Hosting can be an odd term for the uninitiated. If you refer back to the article on domains you might recall the metaphor of the postal service, and physical addresses. Your domain is like your physical postal address; your hosting is like your local post office. Everyone needs to be hosted, somehow.

When you buy a domain (eg. you buy “www.windmills.com”) you then need someplace to keep it. Although in the physical world it would have an ERF # and a location that is more tangible – bear with me in the metaphor – for hosting, your website (a set of files, within folders – to put it simply) have to live somewhere, and so they live with your host. Imagine your one-page website is about windmills and there are ten images, and four hundred words about your favourite five windmills. All that info sits on a hard drive at your “post office” (it would be on a server) and so when someone types in your address (the “www.windmills.com”) they are taken to that set of files and folders, but obviously represented in PHP and CSS and HTML and Javascript (or whatever code you write the whole site in – I forgive you if you’re lost with this).

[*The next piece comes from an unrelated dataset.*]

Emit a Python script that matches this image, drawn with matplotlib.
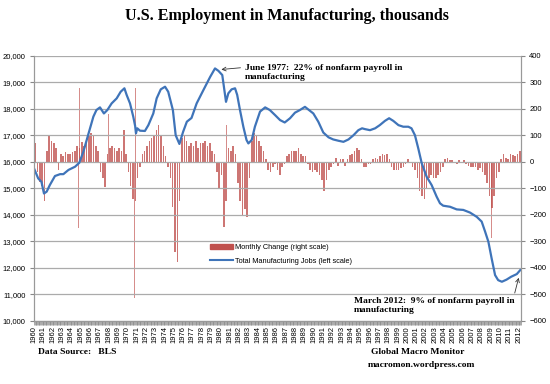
import numpy as np
import matplotlib
matplotlib.use("Agg")
import matplotlib.pyplot as plt
from matplotlib.patches import Patch
from matplotlib.lines import Line2D
from matplotlib.ticker import MultipleLocator, FuncFormatter

# Total manufacturing jobs (thousands)
line_years = [1960.0, 1960.45, 1960.8, 1961.07, 1961.36, 1961.7, 1962.25, 1962.8, 1963.15, 1963.7,
              1964.4, 1964.86, 1965.3, 1965.8, 1966.37, 1966.7, 1967.08, 1967.5, 1967.87, 1968.33,
              1968.87, 1969.3, 1969.7, 1969.94, 1970.3, 1970.65, 1970.85, 1970.94, 1971.08, 1971.37,
              1971.9, 1972.27, 1972.8, 1973.16, 1973.6, 1974.06, 1974.4, 1974.9, 1975.2, 1975.6,
              1976.0, 1976.4, 1976.9, 1977.45, 1978.17, 1978.9, 1979.42, 1979.78, 1980.2, 1980.6,
              1980.85, 1981.2, 1981.57, 1981.8, 1982.1, 1982.46, 1982.8, 1983.0, 1983.36, 1983.7,
              1984.25, 1984.8, 1985.3, 1985.86, 1986.4, 1986.9, 1987.47, 1988.0, 1988.53, 1989.07,
              1989.43, 1989.97, 1990.5, 1991.04, 1991.6, 1992.1, 1992.67, 1993.2, 1993.74, 1994.28,
              1994.8, 1995.2, 1995.5, 1996.05, 1996.6, 1997.1, 1997.65, 1998.1, 1998.55, 1999.1,
              1999.62, 2000.16, 2000.5, 2000.87, 2001.23, 2001.6, 2002.13, 2002.66, 2003.2, 2003.56,
              2003.9, 2004.63, 2005.35, 2006.06, 2006.78, 2007.5, 2008.03, 2008.4, 2008.75, 2009.1,
              2009.47, 2009.8, 2010.2, 2010.7, 2011.2, 2011.8, 2012.17]
line_jobs = [15750, 15370, 15240, 14800, 14870, 15120, 15460, 15530, 15530, 15690,
             15810, 15960, 16380, 17000, 17700, 17950, 18050, 17820, 17950, 18200,
             18390, 18640, 18770, 18520, 18200, 17700, 17350, 17070, 17260, 17170,
             17160, 17380, 17820, 18390, 18730, 18830, 18640, 17950, 17000, 16670,
             17130, 17510, 17650, 18200, 18700, 19200, 19520, 19430, 19270, 18260,
             18580, 18730, 18770, 18520, 17950, 17320, 16820, 16690, 16820, 17320,
             17890, 18050, 17950, 17760, 17570, 17480, 17640, 17850, 17950, 18070,
             17970, 17820, 17510, 17100, 16920, 16840, 16790, 16750, 16840, 17000,
             17190, 17260, 17230, 17190, 17260, 17380, 17540, 17640, 17540, 17380,
             17320, 17320, 17260, 17000, 16500, 15940, 15430, 15120, 14680, 14430,
             14340, 14300, 14200, 14180, 14080, 13920, 13740, 13360, 12980, 12350,
             11720, 11530, 11470, 11550, 11660, 11760, 11910]

# Monthly change (thousands), sampled roughly once a quarter from 1960 Q1
quarter_changes = [
    70, -40, -75, -90,      # 1960
    -150, 40, 100, 80,      # 1961
    70, 50, -30, 30,        # 1962
    20, 35, 30, 30,         # 1963
    35, 40, 60, 50,         # 1964
    75, 60, 90, 100,        # 1965
    110, 100, 60, 40,       # 1966
    -40, -60, -95, 30,      # 1967
    50, 60, 50, 40,         # 1968
    50, 40, 120, 30,        # 1969
    -40, -90, -140, -150,   # 1970
    -60, -20, 30, 40,       # 1971
    60, 80, 90, 100,        # 1972
    120, 140, 100, 60,      # 1973
    20, -20, -60, -170,     # 1974
    -340, -380, -150, 90,   # 1975
    100, 80, 60, 70,        # 1976
    60, 80, 50, 70,         # 1977
    70, 80, 60, 70,         # 1978
    40, 30, -40, -100,      # 1979
    -50, -245, -150, 50,    # 1980
    40, 60, 30, -80,        # 1981
    -150, -200, -180, -210, # 1982
    -60, 80, 110, 100,      # 1983
    80, 60, 40, 10,         # 1984
    -30, -40, -20, -10,     # 1985
    -30, -50, -20, -10,     # 1986
    20, 30, 40, 40,         # 1987
    40, 50, 30, 20,         # 1988
    20, -10, -30, -40,      # 1989
    -30, -40, -50, -70,     # 1990
    -110, -70, -30, -20,    # 1991
    -10, 15, -15, 10,       # 1992
    10, -15, 10, 25,        # 1993
    30, 40, 50, 45,         # 1994
    10, -20, -20, -10,      # 1995
    -10, 10, 15, 10,        # 1996
    20, 30, 25, 30,         # 1997
    10, -20, -30, -30,      # 1998
    -30, -25, -20, -10,     # 1999
    10, -5, -20, -30,       # 2000
    -60, -110, -130, -140,  # 2001
    -100, -60, -50, -60,    # 2002
    -60, -50, -40, -20,     # 2003
    10, 15, 5, 5,           # 2004
    -5, -10, 5, -5,         # 2005
    5, -10, -15, -20,       # 2006
    -20, -20, -30, -25,     # 2007
    -40, -50, -80, -130,    # 2008
    -175, -130, -60, -40,   # 2009
    10, 30, 15, 10,         # 2010
    30, 25, 20, 30,         # 2011
    40,                     # 2012
]
# single-month spikes (strikes etc.)
spike_years = [1964.8, 1964.9, 1968.0, 1970.75, 1970.92, 1980.67, 1990.15, 1998.5, 1998.62, 2009.05]
spike_changes = [-250, 277, 180, -515, 277, 140, 100, -186, 165, -288]

year_labels = [str(y) for y in range(1960, 2013)]

blue = "#3F74B9"
red = "#C0504D"
grid_gray = "#ABABAB"

fig = plt.figure(figsize=(5.5, 3.84), dpi=100)
ax = fig.add_axes([34 / 550, 1 - 320.7 / 384, 487 / 550, 265 / 384])
ax2 = ax.twinx()
ax.set_zorder(ax2.get_zorder() + 1)
ax.patch.set_visible(False)

q_x = 1960 + 0.25 * np.arange(len(quarter_changes)) + 0.125
ax2.bar(q_x, quarter_changes, width=0.17, color=red, linewidth=0, alpha=0.78)
ax2.bar(spike_years, spike_changes, width=0.07, color=red, linewidth=0, alpha=0.65)

ax.plot(line_years, line_jobs, color=blue, lw=1.6, solid_joinstyle="round")

ax.set_xlim(1960, 2012.25)
ax.set_ylim(10000, 20000)
ax2.set_ylim(-600, 400)
ax.yaxis.set_major_locator(MultipleLocator(1000))
ax2.yaxis.set_major_locator(MultipleLocator(100))
ax.yaxis.set_major_formatter(FuncFormatter(lambda v, p: f"{int(v):,}"))
ax.grid(axis="y", color=grid_gray, lw=0.9)
ax.set_axisbelow(True)

ax.set_xticks(range(1960, 2013))
ax.set_xticklabels(year_labels, rotation=90, fontsize=5.5, family="Liberation Sans")
ax.xaxis.set_minor_locator(MultipleLocator(1 / 12))
ax.tick_params(axis="x", which="both", length=3, width=0.5, color="#888888", pad=1)
ax.tick_params(axis="y", labelsize=5.5, length=3, color="#888888", pad=3)
ax2.tick_params(axis="y", labelsize=5.5, length=3, color="#888888", pad=3)
for lab in ax.get_yticklabels() + ax2.get_yticklabels():
    lab.set_family("Liberation Sans")

for a in (ax, ax2):
    a.spines["top"].set_visible(False)
    for s in ("left", "right", "bottom"):
        a.spines[s].set_color("#999999")
        a.spines[s].set_linewidth(0.8)

handles = [Patch(color=red), Line2D([], [], color=blue, lw=1.5)]
labels = ["Monthly Change (right scale)", "Total Manufacturing Jobs (left scale)"]
ax.legend(handles, labels, loc="center left", bbox_to_anchor=(0.355, 0.25), frameon=False,
          prop={"family": "Liberation Sans", "size": 5.3}, handlelength=3.2, handletextpad=0.2,
          labelspacing=0.9, borderaxespad=0)

serif = "Liberation Serif"
ax.annotate("June 1977:  22% of nonfarm payroll in\nmanufacturing",
            xy=(1980.1, 19480), xytext=(1982.6, 19380), ha="left", va="center",
            fontsize=6.8, family=serif, weight="bold", linespacing=1.15,
            arrowprops=dict(arrowstyle="->", lw=0.6, color="#333333", relpos=(0, 0.78),
                            shrinkA=1, shrinkB=0))
ax.annotate("March 2012:  9% of nonfarm payroll in\nmanufacturing",
            xy=(2012.0, 11620), xytext=(1994.3, 10570), ha="left", va="center",
            fontsize=6.8, family=serif, weight="bold", linespacing=1.15,
            arrowprops=dict(arrowstyle="->", lw=0.6, color="#333333", relpos=(0.99, 0.78),
                            shrinkA=1, shrinkB=0))

fig.text(287 / 550, 1 - 16 / 384, "U.S. Employment in Manufacturing, thousands",
         ha="center", va="center", fontsize=11.5, family=serif, weight="bold")
fig.text(38 / 550, 1 - 352 / 384, "Data Source:   BLS", ha="left", va="center",
         fontsize=6.8, family=serif, weight="bold")
fig.text(418 / 550, 1 - 352 / 384, "Global Macro Monitor", ha="center", va="center",
         fontsize=6.8, family=serif, weight="bold")
fig.text(421 / 550, 1 - 365 / 384, "macromon.wordpress.com", ha="center", va="center",
         fontsize=6.8, family=serif, weight="bold")

fig.savefig("out.png", dpi=100)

A host makes that whole technical, behind-the-scenes nonsense incredibly simple for you to understand and work with. They basically say (with giant, red buttons so it’s easy) “Click here for a domain and hosting at $5/month and we will handle it all for you”. Then you “own” the domain, they host your files on their server, and everything works perfectly. They usually throw in e-mail too (which requires another article to explain) and you’re good to go: you are visible online and can work on making your website so people see your services. Note: you never truly “own” a domain, you perpetually rent it from the domain authorities – those that regulate all the domains, eg. .com .net .org .co .co.za .co.uk etc.

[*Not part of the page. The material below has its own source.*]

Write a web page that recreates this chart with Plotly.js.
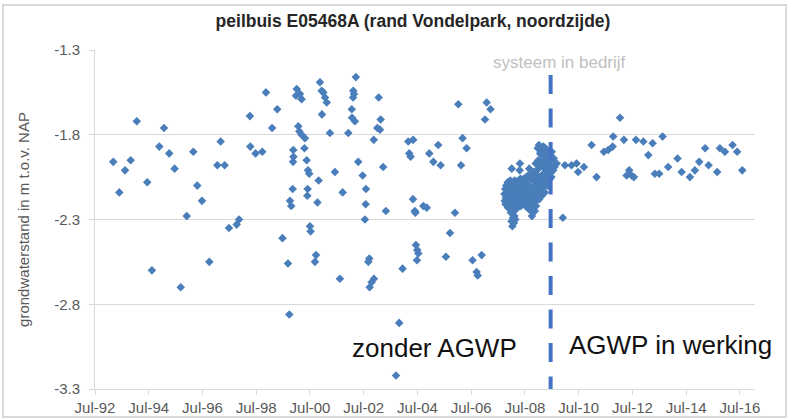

What you need to know is that a hard drive has capacity perhaps for 1,000 websites (or more, or less, depending) and they are all relying on the same hard drive, memory, and CPU – much like the computer you are using right now. That is what we called ‘shared hosting’ – as it is shared. This obviously means if 30,000 online troopers all happen to be on those websites (scattered about among them) their experience is limited to the performance of that server (hard drive, memory, CPU – to keep it simple). The hosts know this, and do their best to mitigate the issues and to their credit they do very well. However, you can actually have your very own server for basically the same price as sharing this server – it just takes some knowhow and work. And risk, I might add.

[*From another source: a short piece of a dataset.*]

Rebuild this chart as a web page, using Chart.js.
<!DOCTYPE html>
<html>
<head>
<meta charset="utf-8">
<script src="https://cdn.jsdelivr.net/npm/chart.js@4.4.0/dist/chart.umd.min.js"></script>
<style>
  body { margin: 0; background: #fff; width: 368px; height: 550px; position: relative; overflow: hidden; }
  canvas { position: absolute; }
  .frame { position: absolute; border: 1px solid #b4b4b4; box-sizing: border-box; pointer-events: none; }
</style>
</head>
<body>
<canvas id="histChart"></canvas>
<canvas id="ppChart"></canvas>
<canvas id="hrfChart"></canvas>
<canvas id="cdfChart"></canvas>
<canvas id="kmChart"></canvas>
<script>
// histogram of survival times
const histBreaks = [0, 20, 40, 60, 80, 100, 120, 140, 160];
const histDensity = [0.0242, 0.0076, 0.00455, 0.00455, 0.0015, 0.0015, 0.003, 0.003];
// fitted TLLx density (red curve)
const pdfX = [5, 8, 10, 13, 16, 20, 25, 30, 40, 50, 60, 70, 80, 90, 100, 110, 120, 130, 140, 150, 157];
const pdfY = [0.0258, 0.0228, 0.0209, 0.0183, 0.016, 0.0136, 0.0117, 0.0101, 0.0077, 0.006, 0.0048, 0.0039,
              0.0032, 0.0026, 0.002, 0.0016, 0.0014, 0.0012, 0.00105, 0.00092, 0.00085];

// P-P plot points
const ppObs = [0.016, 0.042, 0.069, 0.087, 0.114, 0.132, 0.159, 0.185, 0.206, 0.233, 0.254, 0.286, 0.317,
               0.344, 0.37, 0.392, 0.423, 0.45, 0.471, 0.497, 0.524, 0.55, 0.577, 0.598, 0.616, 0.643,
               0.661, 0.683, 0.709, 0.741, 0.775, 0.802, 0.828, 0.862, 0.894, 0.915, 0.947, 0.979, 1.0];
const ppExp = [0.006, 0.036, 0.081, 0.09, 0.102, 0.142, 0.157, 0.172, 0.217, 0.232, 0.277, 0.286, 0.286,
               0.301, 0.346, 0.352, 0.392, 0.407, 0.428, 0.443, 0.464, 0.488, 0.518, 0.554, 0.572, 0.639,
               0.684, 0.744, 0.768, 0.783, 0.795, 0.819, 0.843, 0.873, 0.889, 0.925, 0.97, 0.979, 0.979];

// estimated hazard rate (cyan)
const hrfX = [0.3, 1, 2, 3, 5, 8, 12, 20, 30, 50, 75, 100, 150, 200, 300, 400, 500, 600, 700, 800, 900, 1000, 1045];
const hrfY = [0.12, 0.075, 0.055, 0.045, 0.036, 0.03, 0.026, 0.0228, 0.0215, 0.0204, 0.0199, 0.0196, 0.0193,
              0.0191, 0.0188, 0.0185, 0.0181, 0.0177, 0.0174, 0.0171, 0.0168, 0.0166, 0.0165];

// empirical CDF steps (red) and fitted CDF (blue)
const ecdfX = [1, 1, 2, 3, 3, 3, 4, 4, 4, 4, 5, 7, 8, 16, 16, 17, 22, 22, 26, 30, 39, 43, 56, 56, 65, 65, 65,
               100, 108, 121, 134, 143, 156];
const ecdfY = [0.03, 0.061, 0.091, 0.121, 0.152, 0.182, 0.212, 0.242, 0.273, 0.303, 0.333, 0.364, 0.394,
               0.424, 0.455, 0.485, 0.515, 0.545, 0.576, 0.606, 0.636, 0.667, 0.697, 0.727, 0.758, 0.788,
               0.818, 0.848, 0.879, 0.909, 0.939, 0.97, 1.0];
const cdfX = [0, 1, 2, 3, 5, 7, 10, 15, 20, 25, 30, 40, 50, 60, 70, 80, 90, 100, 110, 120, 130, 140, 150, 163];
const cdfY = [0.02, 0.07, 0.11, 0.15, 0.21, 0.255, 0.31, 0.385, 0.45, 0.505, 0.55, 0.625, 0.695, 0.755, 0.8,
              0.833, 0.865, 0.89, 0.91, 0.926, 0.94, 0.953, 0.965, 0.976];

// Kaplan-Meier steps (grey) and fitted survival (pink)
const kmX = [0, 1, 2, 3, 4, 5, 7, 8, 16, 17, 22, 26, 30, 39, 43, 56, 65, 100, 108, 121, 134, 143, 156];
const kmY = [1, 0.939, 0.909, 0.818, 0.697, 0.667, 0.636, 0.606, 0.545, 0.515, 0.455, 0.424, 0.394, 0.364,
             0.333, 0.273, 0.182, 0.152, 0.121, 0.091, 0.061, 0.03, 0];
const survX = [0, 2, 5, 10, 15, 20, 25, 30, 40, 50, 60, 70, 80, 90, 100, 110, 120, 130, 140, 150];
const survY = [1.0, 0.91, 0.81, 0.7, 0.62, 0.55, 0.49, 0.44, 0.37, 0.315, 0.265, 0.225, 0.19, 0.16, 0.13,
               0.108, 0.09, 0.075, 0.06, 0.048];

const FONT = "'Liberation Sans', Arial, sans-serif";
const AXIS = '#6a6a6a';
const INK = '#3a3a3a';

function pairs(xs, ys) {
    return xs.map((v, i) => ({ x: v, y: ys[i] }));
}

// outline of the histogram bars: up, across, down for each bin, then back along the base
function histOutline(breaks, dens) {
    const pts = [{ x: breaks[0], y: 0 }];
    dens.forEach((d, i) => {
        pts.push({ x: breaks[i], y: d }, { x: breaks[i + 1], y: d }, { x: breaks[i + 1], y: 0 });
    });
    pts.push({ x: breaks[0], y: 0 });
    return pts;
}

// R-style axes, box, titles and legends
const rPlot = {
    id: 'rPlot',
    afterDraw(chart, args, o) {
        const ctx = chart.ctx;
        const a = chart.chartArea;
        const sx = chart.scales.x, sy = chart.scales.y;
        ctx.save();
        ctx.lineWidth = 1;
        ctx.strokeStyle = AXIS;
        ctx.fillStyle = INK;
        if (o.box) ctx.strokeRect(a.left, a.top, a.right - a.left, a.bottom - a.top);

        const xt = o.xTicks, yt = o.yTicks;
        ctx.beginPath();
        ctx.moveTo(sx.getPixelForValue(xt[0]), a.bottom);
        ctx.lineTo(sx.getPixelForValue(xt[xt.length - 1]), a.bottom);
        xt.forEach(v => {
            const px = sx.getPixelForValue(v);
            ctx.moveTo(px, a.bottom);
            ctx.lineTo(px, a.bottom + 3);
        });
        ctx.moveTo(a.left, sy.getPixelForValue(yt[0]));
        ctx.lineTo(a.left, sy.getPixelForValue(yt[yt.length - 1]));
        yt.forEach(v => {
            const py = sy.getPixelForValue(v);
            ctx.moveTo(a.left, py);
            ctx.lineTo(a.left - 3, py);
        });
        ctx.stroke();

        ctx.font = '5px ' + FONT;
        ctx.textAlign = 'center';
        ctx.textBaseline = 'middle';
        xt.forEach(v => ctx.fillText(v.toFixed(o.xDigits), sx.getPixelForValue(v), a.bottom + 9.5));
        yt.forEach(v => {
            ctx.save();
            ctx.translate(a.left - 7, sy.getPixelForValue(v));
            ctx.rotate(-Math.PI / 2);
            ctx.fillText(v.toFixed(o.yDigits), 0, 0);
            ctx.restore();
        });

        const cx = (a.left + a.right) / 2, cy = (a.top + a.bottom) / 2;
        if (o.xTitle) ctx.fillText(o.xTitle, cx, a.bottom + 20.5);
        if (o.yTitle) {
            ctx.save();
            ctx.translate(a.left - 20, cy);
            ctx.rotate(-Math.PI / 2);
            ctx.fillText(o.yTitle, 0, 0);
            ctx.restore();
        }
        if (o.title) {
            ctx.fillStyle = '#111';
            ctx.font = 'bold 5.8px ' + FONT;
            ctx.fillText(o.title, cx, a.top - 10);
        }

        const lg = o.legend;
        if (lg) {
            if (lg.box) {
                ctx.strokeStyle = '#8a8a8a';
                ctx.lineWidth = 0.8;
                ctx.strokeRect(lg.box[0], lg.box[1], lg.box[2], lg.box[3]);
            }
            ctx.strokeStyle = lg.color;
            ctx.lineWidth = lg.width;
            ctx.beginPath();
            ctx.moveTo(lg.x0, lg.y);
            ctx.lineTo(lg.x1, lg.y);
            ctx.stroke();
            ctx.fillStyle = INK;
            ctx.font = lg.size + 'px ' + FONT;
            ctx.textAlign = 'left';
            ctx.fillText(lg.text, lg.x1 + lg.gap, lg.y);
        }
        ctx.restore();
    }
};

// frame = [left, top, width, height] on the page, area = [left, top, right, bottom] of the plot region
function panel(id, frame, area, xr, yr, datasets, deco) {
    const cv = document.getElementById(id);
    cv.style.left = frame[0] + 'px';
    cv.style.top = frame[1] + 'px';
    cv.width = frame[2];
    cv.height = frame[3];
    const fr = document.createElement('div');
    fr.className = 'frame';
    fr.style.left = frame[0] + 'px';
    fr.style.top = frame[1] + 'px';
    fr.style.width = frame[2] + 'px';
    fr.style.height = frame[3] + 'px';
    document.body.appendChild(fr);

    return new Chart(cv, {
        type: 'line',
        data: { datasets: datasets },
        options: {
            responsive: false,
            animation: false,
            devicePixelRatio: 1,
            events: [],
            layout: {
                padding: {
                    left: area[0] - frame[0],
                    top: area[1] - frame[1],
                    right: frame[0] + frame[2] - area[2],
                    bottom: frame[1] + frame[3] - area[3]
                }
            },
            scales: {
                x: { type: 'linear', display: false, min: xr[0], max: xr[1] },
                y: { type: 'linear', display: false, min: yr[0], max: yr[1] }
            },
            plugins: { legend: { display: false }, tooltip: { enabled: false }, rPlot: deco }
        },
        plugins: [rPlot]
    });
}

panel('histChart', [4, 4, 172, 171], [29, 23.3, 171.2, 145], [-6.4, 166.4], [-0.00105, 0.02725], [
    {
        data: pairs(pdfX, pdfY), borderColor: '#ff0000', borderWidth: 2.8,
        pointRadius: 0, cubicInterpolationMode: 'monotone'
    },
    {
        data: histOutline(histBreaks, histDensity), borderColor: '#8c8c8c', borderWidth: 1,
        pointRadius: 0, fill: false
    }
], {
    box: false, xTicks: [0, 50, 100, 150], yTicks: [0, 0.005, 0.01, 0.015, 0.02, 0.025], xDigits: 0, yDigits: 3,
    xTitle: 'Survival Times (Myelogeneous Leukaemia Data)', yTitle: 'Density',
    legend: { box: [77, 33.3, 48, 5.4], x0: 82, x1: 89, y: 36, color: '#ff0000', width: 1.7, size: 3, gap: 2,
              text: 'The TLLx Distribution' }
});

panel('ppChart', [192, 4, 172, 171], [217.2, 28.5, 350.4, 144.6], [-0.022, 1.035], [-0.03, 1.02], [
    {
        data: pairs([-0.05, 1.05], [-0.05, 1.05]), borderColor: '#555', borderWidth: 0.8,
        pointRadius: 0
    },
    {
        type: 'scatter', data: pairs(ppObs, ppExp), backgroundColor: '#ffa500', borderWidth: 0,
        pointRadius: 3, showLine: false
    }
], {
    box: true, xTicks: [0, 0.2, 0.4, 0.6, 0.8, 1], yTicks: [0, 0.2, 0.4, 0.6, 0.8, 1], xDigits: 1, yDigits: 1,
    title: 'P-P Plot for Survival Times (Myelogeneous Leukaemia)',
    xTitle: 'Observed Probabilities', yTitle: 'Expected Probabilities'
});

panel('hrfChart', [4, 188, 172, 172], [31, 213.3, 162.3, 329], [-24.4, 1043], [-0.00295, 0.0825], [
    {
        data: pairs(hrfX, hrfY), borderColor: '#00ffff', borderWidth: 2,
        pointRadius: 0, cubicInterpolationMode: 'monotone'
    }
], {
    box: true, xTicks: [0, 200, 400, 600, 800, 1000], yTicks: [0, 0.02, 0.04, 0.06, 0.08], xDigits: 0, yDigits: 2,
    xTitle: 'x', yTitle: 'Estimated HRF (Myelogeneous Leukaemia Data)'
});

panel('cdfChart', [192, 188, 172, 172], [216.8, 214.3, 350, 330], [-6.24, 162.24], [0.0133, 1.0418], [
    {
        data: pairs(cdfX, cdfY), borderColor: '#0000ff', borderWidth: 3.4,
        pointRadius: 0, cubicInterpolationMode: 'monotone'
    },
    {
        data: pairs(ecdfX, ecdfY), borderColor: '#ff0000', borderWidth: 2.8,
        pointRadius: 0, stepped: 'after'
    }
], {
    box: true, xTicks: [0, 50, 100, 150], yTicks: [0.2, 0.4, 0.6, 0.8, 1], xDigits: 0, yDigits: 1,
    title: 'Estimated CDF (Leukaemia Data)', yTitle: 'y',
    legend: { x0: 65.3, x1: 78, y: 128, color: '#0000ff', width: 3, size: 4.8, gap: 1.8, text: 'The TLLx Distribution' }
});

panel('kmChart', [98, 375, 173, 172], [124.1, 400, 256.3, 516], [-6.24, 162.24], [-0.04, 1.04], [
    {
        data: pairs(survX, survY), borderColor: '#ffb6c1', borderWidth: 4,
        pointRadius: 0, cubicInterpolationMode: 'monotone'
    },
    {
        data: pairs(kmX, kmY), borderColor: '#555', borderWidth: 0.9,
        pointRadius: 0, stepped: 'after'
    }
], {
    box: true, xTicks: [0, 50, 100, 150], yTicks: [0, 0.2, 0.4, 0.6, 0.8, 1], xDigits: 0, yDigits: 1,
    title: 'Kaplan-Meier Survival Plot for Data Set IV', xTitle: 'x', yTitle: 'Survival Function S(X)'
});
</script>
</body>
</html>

Is it worth it? Well, imagine your neighbour (in the physical world) has a thief come on their property, or starts a fire, or releases a super angry baboon armed with a machete – it will wreak havoc on their property, but if there is no protection between their property and yours, it can destroy yours as well (the property now being your website). There is software to stop this (a digital fencing of sorts) but none of it is perfect. So the solution: take things into your own hands. I did. I host my website on my very own server (one man can be an island after all), have it backed up daily, and split that backup across two continents (they’re on different servers). Yes, anything can be hacked, and it’s not foolproof, but it’s a lot better than sharing my website’s performance with 500 others.

And here is the catch: do you want a website that Google ranks highly? You need to outperform your competition on a dozen metrics. One of these metrics is how fast the site loads, and with a dedicated server (that you will now manage and run) you can easily achieve that. Best of all: it costs little to nothing extra.